From 1776 to 1994, the northernmost tip of the San Francisco Peninsula was fortified as a military outpost guarding the entrance to the bay. Known to this day as “the Presidio,” it is transected by Highway 101 as it heads north to the foot of the Golden Gate Bridge.
Driving over the bridge is how most people are familiar with the Presidio. As military technology changed, the Presidio’s fortifications gradually became less important and they were transferred to the National Park Service as part of the Golden Gate National Recreation Area – a sprawling collection of natural and historic sites on both sides of the entrance to the bay.
With an incredibly scenic location that includes the shoreline of the Pacific Ocean and the bay, museums, trails, beaches, forest, a golf course, a national cemetery, homes, businesses, restaurants, lodging and hundreds of historic buildings, there’s a lot to explore. So much that the Presidio can be confusing. Not only is it big, but it is managed in an unusual way. To preserve the vast number of historic buildings, the majority are leased out as businesses and homes. This has made the Presidio financially self-sufficient – something unique among parks.
If you visit, here are three recommended stops that can fill a day:
Main Post Parade Ground: Lined with red brick barrack buildings, the grassy parade ground is one of the best preserved areas. With ample parking, it’s a good first stop because the Presidio Visitor Center is in one of the former barracks. More extensive displays of the Presidio’s history can be seen at the nearby Officers’ Club. The Disney Family Museum and restaurants are also around the area.
The Coastal Trail: This was my favorite part of my recent visit. You can follow the Pacific Coast from the base of the Golden Gate to the southern edge of the Presidio at sandy Baker Beach. It’s one of the most scenic coastal trails in the state. I recommend parking along Lincoln Boulevard in one of the two lots between Fort Winfield Scott and Battery Godfrey. Starting at this point, you can follow the trail in either direction. Start by following the signs a few steps north to the Golden Gate Overlook, a paved, accessible viewpoint. The trail continues about a quarter-mile north toward the bridge, but the best views are at the viewpoint.

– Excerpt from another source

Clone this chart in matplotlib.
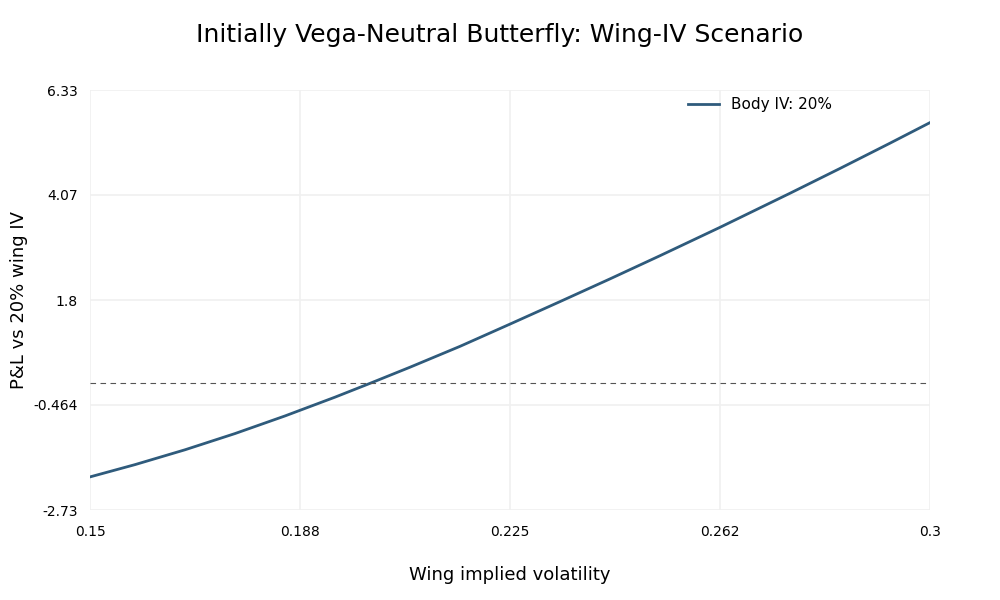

Heading south from the viewpoint, you’ll see the first of several large concrete batteries that once were mounted with heavy artillery to protect the bay from attack. When the trail splits, you have the option of staying on top of the bluffs and following the Coastal Trail along Lincoln Boulevard or dropping down closer to the water on the “Batteries to Bluffs Trail.” Both have great views, but I think the lower trail is best. The two sections connect at both ends to form a loop, so it’s not hard to try both. Much of the trail overlooks Marshall Beach with the Golden Gate in the background.
It’s an unforgettable scene and one that is sometimes interrupted by a few nude beachgoers. We spotted them from the bluff, though no details of anatomy were discernible from that distance. If you walk down to the lower trail, you’re likely to see more. It was a warm Sunday afternoon when we visited, but most of the beachgoers were clothed. The effect was odd – sort of like a work of art where there is one incongruous nude figure at a formal event. People of all ages were enjoying the sand and the surf, unconcerned about the birthday suits. It is San Francisco, after all.
The nudity is easy to forget in the context of the unforgettable landscape – the view of the bridge from Marshall Beach is one that appears on posters and the covers of travel guides. For views that are 99 percent as good, but farther from the bridge and perhaps more family friendly, the southern continuation of the Coastal Trail from Land’s End to the Cliff House is a nice alternative. I’ll feature it next week.
Fort Point: Last of all the “can’t-miss” stops at the Presidio, I highly recommend Fort Point. It’s a separately designated National Historic Site/Park, located underneath the Golden Gate but adjacent to the Presidio. A massive three-story brick fortress with thick walls, it guarded the bay through the Civil War. It’s the best-preserved structure of its kind in California, and it feels like you’ve stepped back into history as you wander its corridors. The view of the bridge from underneath is unique as well. Fort Point is open on Fridays, Saturdays and Sundays.
There’s no entry fee for the Presidio grounds or Fort Point, though other facilities such as the Disney Family Museum do charge. Each parking area requires a separate fee ($1.20 per hour). The machines take coins and credit/debit cards, but no bills. Most areas (including trails) are open to leashed dogs.
One of the most exciting things about the Presidio is that it is a work in progress. Improvements are constantly being carried out, and there will be more trails, restored buildings and landscapes, exhibits and lodging opening to the public in the next few years.